--- START THE RECORDS ---

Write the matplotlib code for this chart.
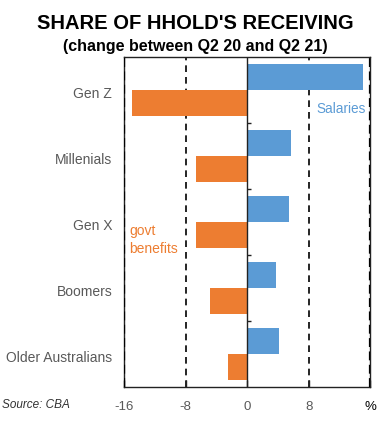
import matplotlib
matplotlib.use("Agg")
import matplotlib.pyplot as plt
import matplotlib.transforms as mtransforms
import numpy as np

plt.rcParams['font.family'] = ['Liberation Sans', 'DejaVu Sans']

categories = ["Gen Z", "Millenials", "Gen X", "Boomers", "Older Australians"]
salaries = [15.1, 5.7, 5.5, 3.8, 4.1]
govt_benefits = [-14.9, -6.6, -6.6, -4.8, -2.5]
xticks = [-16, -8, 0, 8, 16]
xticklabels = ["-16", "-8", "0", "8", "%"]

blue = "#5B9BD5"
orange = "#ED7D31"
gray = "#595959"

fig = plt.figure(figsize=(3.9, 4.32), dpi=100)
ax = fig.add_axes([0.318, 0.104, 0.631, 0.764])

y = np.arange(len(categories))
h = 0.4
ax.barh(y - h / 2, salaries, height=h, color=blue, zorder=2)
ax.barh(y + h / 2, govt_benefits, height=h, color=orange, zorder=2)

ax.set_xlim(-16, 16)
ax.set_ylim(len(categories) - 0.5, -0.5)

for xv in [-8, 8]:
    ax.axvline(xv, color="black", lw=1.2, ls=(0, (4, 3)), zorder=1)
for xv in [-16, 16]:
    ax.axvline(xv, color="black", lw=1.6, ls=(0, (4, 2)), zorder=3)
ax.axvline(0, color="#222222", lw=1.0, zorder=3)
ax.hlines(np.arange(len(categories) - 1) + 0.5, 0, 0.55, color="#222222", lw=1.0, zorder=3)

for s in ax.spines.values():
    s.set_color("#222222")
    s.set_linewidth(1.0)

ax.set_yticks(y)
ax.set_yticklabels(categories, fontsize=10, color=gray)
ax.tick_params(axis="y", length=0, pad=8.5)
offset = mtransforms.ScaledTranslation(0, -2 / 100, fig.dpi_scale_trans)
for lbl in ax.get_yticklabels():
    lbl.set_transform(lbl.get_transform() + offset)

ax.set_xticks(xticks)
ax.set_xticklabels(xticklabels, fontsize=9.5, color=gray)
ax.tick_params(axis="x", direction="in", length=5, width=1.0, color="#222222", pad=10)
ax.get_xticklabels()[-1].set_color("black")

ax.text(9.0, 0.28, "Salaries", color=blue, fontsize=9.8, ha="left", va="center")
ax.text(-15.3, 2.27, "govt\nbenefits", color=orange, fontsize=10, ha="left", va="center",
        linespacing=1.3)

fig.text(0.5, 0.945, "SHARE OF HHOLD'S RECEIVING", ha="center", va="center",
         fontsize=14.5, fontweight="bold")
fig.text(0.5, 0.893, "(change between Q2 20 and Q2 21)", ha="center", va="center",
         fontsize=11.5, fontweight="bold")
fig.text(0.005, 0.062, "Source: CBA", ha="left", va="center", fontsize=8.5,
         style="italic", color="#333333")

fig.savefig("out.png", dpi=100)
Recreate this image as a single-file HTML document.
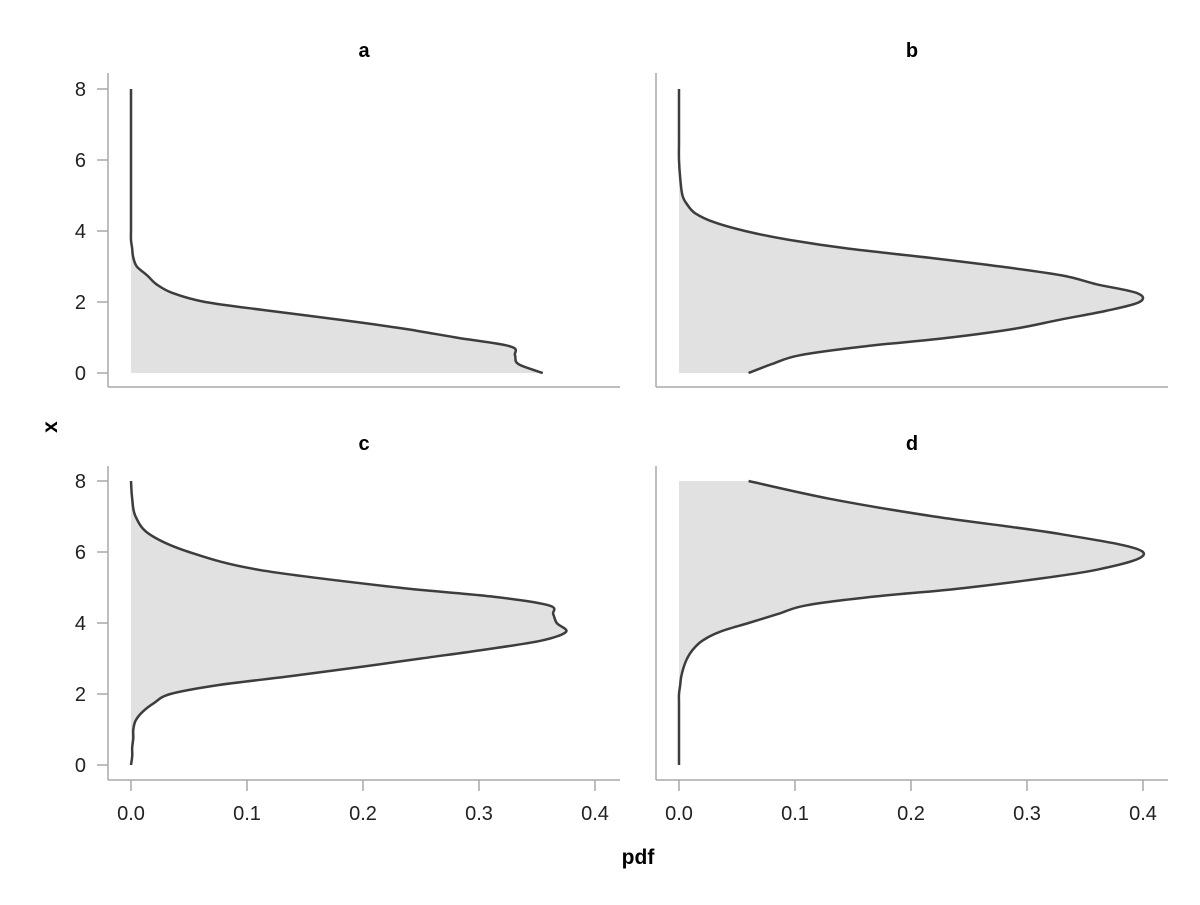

--- END THE RECORDS ---

### EXERCISE INSTRUCTIONS
Repeat the lines of the listing above verbatim, beginning at its first line and ending at the line containing "lbl.set_transform(lbl.get_transform() + offset)", which is included. Omit pictures.

### CORRECT RESPONSE
Write the matplotlib code for this chart.
import matplotlib
matplotlib.use("Agg")
import matplotlib.pyplot as plt
import matplotlib.transforms as mtransforms
import numpy as np

plt.rcParams['font.family'] = ['Liberation Sans', 'DejaVu Sans']

categories = ["Gen Z", "Millenials", "Gen X", "Boomers", "Older Australians"]
salaries = [15.1, 5.7, 5.5, 3.8, 4.1]
govt_benefits = [-14.9, -6.6, -6.6, -4.8, -2.5]
xticks = [-16, -8, 0, 8, 16]
xticklabels = ["-16", "-8", "0", "8", "%"]

blue = "#5B9BD5"
orange = "#ED7D31"
gray = "#595959"

fig = plt.figure(figsize=(3.9, 4.32), dpi=100)
ax = fig.add_axes([0.318, 0.104, 0.631, 0.764])

y = np.arange(len(categories))
h = 0.4
ax.barh(y - h / 2, salaries, height=h, color=blue, zorder=2)
ax.barh(y + h / 2, govt_benefits, height=h, color=orange, zorder=2)

ax.set_xlim(-16, 16)
ax.set_ylim(len(categories) - 0.5, -0.5)

for xv in [-8, 8]:
    ax.axvline(xv, color="black", lw=1.2, ls=(0, (4, 3)), zorder=1)
for xv in [-16, 16]:
    ax.axvline(xv, color="black", lw=1.6, ls=(0, (4, 2)), zorder=3)
ax.axvline(0, color="#222222", lw=1.0, zorder=3)
ax.hlines(np.arange(len(categories) - 1) + 0.5, 0, 0.55, color="#222222", lw=1.0, zorder=3)

for s in ax.spines.values():
    s.set_color("#222222")
    s.set_linewidth(1.0)

ax.set_yticks(y)
ax.set_yticklabels(categories, fontsize=10, color=gray)
ax.tick_params(axis="y", length=0, pad=8.5)
offset = mtransforms.ScaledTranslation(0, -2 / 100, fig.dpi_scale_trans)
for lbl in ax.get_yticklabels():
    lbl.set_transform(lbl.get_transform() + offset)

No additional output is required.